Justice Ramana, as Supreme Court judge, has been part of various decisions ranging from electoral issues to rights of women to bringing the Chief Justice of India’s office under the ambit of the Right to Information.

Several years before he began his journey, which will eventually see him being sworn in as the 48th Chief Justice of India, Nuthalapti Venkata Ramana undertook an arduous journey by truck with ₹10 in his pocket.

The journey was to the home of his maternal aunt. The year was 1975. The young man had heeded his father’s advice to stay away from their agrarian home at Ponnavaram village after word spread that the government was going to proclaim Emergency. The father feared that the police may arrest his son, who had never hid his passion for civil liberties.

“In hindsight, I wish my father had given me some more money,” Justice Ramana recounted the incident recently.

Justice Ramana said excesses like Emergency impact generations.

In January 2020, a Bench led by Justice Ramana ripped the veil of secrecy shrouding months of restrictions imposed in Jammu and Kashmir. The Bench made it mandatory for the government to publish each and every one of its orders which crippled the fundamental freedoms of over 7 million Kashmiris following the abrogation of Article 370.

The Bench held that a right cannot be used against itself. The extensive reach of the Internet cannot be cited as a reason to restrict the right. “Freedom of speech and expression includes the right to disseminate information to as wide a section of the population as possible,” Justice Ramana observed in the judgment.

Justice Ramana, as Supreme Court judge, has been part of various decisions ranging from electoral issues to rights of women to bringing the Chief Justice of India’s office under the ambit of the Right to Information (RTI).

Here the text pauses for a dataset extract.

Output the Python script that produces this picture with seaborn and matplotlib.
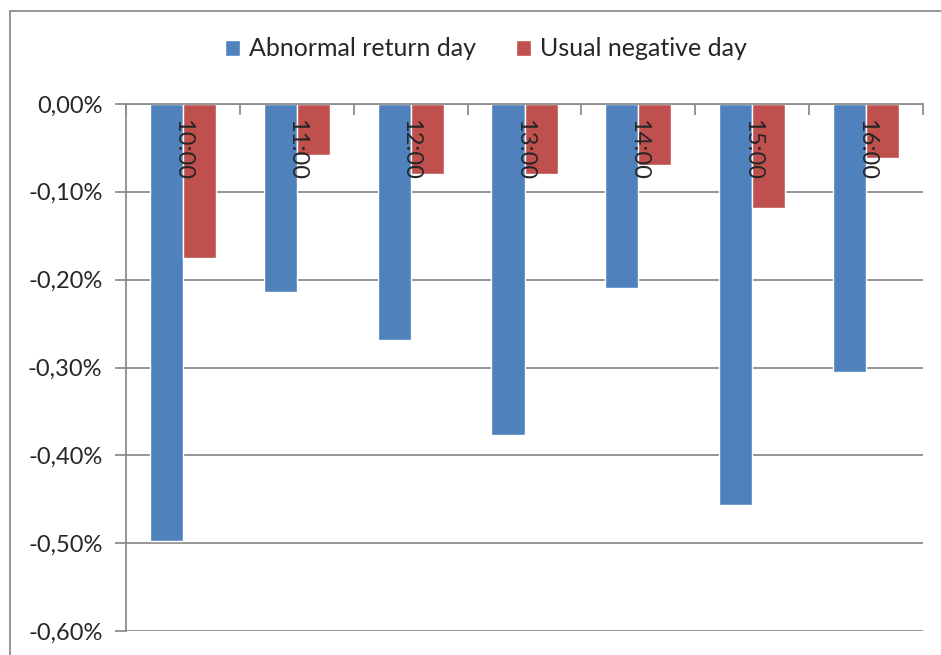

In 2019, a five-judge Bench, of which Justice Ramana was a member, declared the CJI’s office as a public authority accountable under RTI to provide information sought in public interest. However, Justice Ramana, in a separate opinion, said “RTI should not be used as a tool of surveillance”.

A Bench led by Justice Ramana, in a recent judgment, criticised the paternalistic notion that homemakers neither work nor contribute anything of economic value to the household.

Justice Ramana’s judgment in the Karnataka MLAs’ disqualification case said it was time to “re-consider strengthening certain aspects of the Tenth Schedule”. The verdict said that horse-trading political parties and partisan Speakers were denying citizens a stable government.

In his speech at a Madras Bar Association function amid the controversy surrounding the Andhra Chief Minister’s letter to the CJI, Justice Ramana highlighted the need to “hold on to principles and be fearless in decisions”.